AIM – Exact reproduction of the data is required, with images excluded.

___ DATA PROVIDED

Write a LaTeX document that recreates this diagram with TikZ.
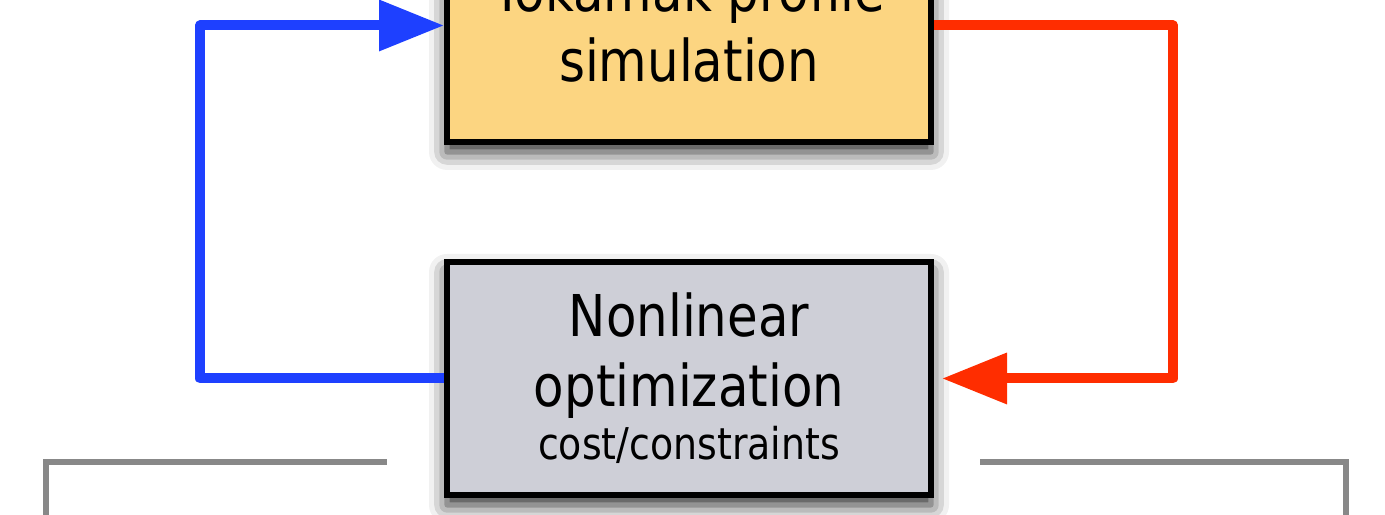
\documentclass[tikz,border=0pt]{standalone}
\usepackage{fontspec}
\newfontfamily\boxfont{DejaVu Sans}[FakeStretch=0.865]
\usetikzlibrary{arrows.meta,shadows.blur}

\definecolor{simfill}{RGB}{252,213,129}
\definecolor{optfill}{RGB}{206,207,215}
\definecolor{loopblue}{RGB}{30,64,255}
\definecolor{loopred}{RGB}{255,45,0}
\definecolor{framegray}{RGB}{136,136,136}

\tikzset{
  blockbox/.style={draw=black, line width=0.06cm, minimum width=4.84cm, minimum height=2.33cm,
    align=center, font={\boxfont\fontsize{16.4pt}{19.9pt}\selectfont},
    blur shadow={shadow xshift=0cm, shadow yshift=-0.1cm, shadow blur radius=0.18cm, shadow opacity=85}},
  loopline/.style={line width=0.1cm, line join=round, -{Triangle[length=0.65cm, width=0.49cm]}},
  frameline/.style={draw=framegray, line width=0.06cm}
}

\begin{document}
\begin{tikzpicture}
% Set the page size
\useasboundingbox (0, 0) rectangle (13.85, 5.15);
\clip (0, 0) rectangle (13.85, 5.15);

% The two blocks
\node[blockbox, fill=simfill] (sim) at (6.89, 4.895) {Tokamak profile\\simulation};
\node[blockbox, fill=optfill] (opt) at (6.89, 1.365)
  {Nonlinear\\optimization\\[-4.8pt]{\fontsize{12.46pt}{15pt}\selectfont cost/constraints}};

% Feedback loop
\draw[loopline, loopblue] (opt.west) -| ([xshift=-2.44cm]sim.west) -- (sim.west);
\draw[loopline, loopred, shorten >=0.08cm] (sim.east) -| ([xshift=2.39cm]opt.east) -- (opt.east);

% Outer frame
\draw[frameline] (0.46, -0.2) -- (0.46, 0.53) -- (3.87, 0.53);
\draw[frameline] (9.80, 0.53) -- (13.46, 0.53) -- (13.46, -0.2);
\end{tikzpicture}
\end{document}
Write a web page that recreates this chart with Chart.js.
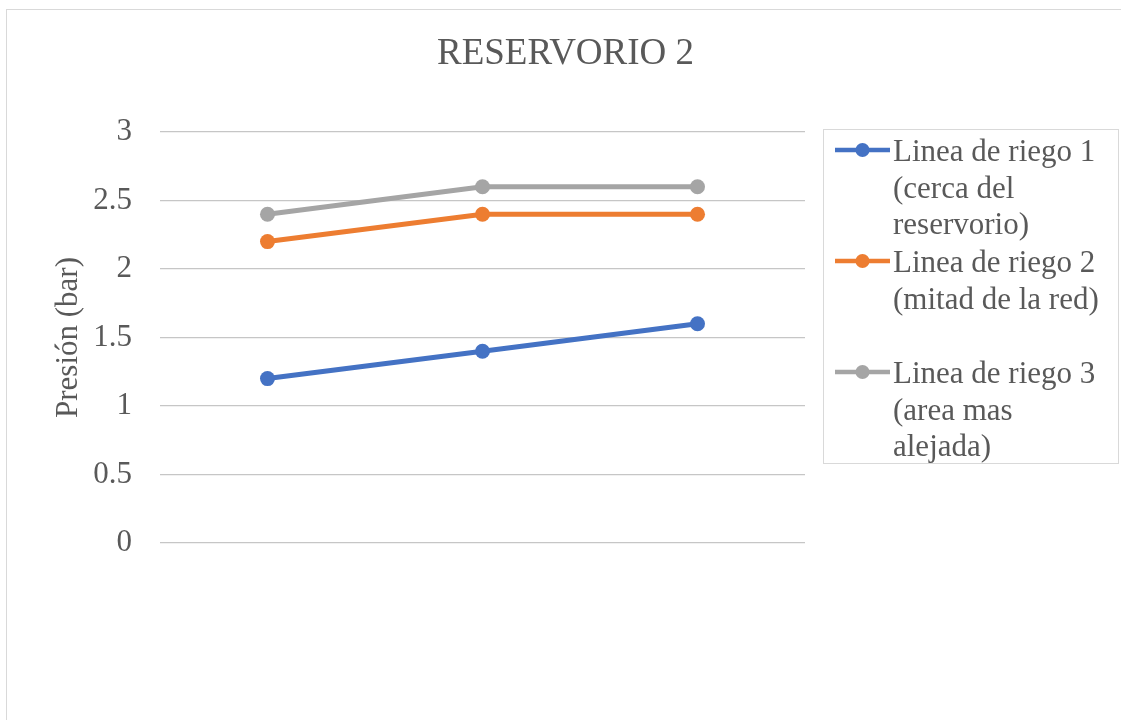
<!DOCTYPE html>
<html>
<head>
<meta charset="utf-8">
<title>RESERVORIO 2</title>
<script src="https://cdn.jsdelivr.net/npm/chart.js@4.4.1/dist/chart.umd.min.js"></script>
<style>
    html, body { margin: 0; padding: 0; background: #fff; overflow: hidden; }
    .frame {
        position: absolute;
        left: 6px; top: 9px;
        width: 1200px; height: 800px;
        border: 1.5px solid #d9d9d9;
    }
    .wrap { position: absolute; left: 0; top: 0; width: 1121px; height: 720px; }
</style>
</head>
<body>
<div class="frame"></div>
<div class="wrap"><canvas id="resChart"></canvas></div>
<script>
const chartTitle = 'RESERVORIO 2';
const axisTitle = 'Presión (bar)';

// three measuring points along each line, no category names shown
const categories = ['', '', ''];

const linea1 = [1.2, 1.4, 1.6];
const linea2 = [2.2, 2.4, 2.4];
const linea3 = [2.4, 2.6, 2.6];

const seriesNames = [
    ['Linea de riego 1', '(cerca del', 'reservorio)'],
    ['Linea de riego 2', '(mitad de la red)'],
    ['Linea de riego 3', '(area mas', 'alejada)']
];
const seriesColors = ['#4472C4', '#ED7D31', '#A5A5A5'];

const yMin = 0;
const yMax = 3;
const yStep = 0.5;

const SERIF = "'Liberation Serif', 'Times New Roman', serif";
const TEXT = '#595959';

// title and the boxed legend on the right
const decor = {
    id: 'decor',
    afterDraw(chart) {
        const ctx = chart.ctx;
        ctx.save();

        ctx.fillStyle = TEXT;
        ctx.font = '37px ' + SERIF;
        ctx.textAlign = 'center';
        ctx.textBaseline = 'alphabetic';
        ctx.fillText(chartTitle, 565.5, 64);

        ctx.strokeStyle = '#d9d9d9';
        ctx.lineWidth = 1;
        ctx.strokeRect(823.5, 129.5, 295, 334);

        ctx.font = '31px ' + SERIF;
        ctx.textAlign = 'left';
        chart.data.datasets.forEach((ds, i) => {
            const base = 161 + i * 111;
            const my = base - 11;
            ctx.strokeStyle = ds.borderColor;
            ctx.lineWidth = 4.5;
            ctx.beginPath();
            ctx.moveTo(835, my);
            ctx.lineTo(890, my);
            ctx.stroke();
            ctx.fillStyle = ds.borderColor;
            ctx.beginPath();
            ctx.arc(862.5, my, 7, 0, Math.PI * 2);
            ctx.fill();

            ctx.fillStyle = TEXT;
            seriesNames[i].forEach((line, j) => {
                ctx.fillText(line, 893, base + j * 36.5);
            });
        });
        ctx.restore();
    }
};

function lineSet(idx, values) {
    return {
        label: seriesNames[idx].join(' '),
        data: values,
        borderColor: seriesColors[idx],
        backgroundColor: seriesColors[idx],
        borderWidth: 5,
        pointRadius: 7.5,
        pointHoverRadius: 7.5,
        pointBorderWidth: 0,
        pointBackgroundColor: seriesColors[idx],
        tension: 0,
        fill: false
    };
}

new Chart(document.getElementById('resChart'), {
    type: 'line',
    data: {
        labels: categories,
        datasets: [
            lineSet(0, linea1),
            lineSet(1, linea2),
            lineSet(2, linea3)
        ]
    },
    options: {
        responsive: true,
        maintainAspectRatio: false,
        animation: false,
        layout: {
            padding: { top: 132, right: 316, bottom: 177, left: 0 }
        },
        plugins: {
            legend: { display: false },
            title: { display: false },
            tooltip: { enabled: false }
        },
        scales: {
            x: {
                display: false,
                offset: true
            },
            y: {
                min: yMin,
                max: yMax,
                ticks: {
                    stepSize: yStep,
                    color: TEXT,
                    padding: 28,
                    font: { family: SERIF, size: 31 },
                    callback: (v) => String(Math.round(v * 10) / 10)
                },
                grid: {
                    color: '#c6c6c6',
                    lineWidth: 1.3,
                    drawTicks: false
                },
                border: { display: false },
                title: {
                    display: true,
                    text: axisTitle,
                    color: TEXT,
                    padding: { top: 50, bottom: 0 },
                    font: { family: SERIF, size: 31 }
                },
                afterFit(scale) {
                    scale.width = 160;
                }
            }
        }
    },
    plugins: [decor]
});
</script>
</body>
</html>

______

ANSWER TO THE EXERCISE –
Write a LaTeX document that recreates this diagram with TikZ.
\documentclass[tikz,border=0pt]{standalone}
\usepackage{fontspec}
\newfontfamily\boxfont{DejaVu Sans}[FakeStretch=0.865]
\usetikzlibrary{arrows.meta,shadows.blur}

\definecolor{simfill}{RGB}{252,213,129}
\definecolor{optfill}{RGB}{206,207,215}
\definecolor{loopblue}{RGB}{30,64,255}
\definecolor{loopred}{RGB}{255,45,0}
\definecolor{framegray}{RGB}{136,136,136}

\tikzset{
  blockbox/.style={draw=black, line width=0.06cm, minimum width=4.84cm, minimum height=2.33cm,
    align=center, font={\boxfont\fontsize{16.4pt}{19.9pt}\selectfont},
    blur shadow={shadow xshift=0cm, shadow yshift=-0.1cm, shadow blur radius=0.18cm, shadow opacity=85}},
  loopline/.style={line width=0.1cm, line join=round, -{Triangle[length=0.65cm, width=0.49cm]}},
  frameline/.style={draw=framegray, line width=0.06cm}
}

\begin{document}
\begin{tikzpicture}
% Set the page size
\useasboundingbox (0, 0) rectangle (13.85, 5.15);
\clip (0, 0) rectangle (13.85, 5.15);

% The two blocks
\node[blockbox, fill=simfill] (sim) at (6.89, 4.895) {Tokamak profile\\simulation};
\node[blockbox, fill=optfill] (opt) at (6.89, 1.365)
  {Nonlinear\\optimization\\[-4.8pt]{\fontsize{12.46pt}{15pt}\selectfont cost/constraints}};

% Feedback loop
\draw[loopline, loopblue] (opt.west) -| ([xshift=-2.44cm]sim.west) -- (sim.west);
\draw[loopline, loopred, shorten >=0.08cm] (sim.east) -| ([xshift=2.39cm]opt.east) -- (opt.east);

% Outer frame
\draw[frameline] (0.46, -0.2) -- (0.46, 0.53) -- (3.87, 0.53);
\draw[frameline] (9.80, 0.53) -- (13.46, 0.53) -- (13.46, -0.2);
\end{tikzpicture}
\end{document}
Write a web page that recreates this chart with Chart.js.
<!DOCTYPE html>
<html>
<head>
<meta charset="utf-8">
<title>RESERVORIO 2</title>
<script src="https://cdn.jsdelivr.net/npm/chart.js@4.4.1/dist/chart.umd.min.js"></script>
<style>
    html, body { margin: 0; padding: 0; background: #fff; overflow: hidden; }
    .frame {
        position: absolute;
        left: 6px; top: 9px;
        width: 1200px; height: 800px;
        border: 1.5px solid #d9d9d9;
    }
    .wrap { position: absolute; left: 0; top: 0; width: 1121px; height: 720px; }
</style>
</head>
<body>
<div class="frame"></div>
<div class="wrap"><canvas id="resChart"></canvas></div>
<script>
const chartTitle = 'RESERVORIO 2';
const axisTitle = 'Presión (bar)';

// three measuring points along each line, no category names shown
const categories = ['', '', ''];

const linea1 = [1.2, 1.4, 1.6];
const linea2 = [2.2, 2.4, 2.4];
const linea3 = [2.4, 2.6, 2.6];

const seriesNames = [
    ['Linea de riego 1', '(cerca del', 'reservorio)'],
    ['Linea de riego 2', '(mitad de la red)'],
    ['Linea de riego 3', '(area mas', 'alejada)']
];
const seriesColors = ['#4472C4', '#ED7D31', '#A5A5A5'];

const yMin = 0;
const yMax = 3;
const yStep = 0.5;

const SERIF = "'Liberation Serif', 'Times New Roman', serif";
const TEXT = '#595959';

// title and the boxed legend on the right
const decor = {
    id: 'decor',
    afterDraw(chart) {
        const ctx = chart.ctx;
        ctx.save();

        ctx.fillStyle = TEXT;
        ctx.font = '37px ' + SERIF;
        ctx.textAlign = 'center';
        ctx.textBaseline = 'alphabetic';
        ctx.fillText(chartTitle, 565.5, 64);

        ctx.strokeStyle = '#d9d9d9';
        ctx.lineWidth = 1;
        ctx.strokeRect(823.5, 129.5, 295, 334);

        ctx.font = '31px ' + SERIF;
        ctx.textAlign = 'left';
        chart.data.datasets.forEach((ds, i) => {
            const base = 161 + i * 111;
            const my = base - 11;
            ctx.strokeStyle = ds.borderColor;
            ctx.lineWidth = 4.5;
            ctx.beginPath();
            ctx.moveTo(835, my);
            ctx.lineTo(890, my);
            ctx.stroke();
            ctx.fillStyle = ds.borderColor;
            ctx.beginPath();
            ctx.arc(862.5, my, 7, 0, Math.PI * 2);
            ctx.fill();

            ctx.fillStyle = TEXT;
            seriesNames[i].forEach((line, j) => {
                ctx.fillText(line, 893, base + j * 36.5);
            });
        });
        ctx.restore();
    }
};

function lineSet(idx, values) {
    return {
        label: seriesNames[idx].join(' '),
        data: values,
        borderColor: seriesColors[idx],
        backgroundColor: seriesColors[idx],
        borderWidth: 5,
        pointRadius: 7.5,
        pointHoverRadius: 7.5,
        pointBorderWidth: 0,
        pointBackgroundColor: seriesColors[idx],
        tension: 0,
        fill: false
    };
}

new Chart(document.getElementById('resChart'), {
    type: 'line',
    data: {
        labels: categories,
        datasets: [
            lineSet(0, linea1),
            lineSet(1, linea2),
            lineSet(2, linea3)
        ]
    },
    options: {
        responsive: true,
        maintainAspectRatio: false,
        animation: false,
        layout: {
            padding: { top: 132, right: 316, bottom: 177, left: 0 }
        },
        plugins: {
            legend: { display: false },
            title: { display: false },
            tooltip: { enabled: false }
        },
        scales: {
            x: {
                display: false,
                offset: true
            },
            y: {
                min: yMin,
                max: yMax,
                ticks: {
                    stepSize: yStep,
                    color: TEXT,
                    padding: 28,
                    font: { family: SERIF, size: 31 },
                    callback: (v) => String(Math.round(v * 10) / 10)
                },
                grid: {
                    color: '#c6c6c6',
                    lineWidth: 1.3,
                    drawTicks: false
                },
                border: { display: false },
                title: {
                    display: true,
                    text: axisTitle,
                    color: TEXT,
                    padding: { top: 50, bottom: 0 },
                    font: { family: SERIF, size: 31 }
                },
                afterFit(scale) {
                    scale.width = 160;
                }
            }
        }
    },
    plugins: [decor]
});
</script>
</body>
</html>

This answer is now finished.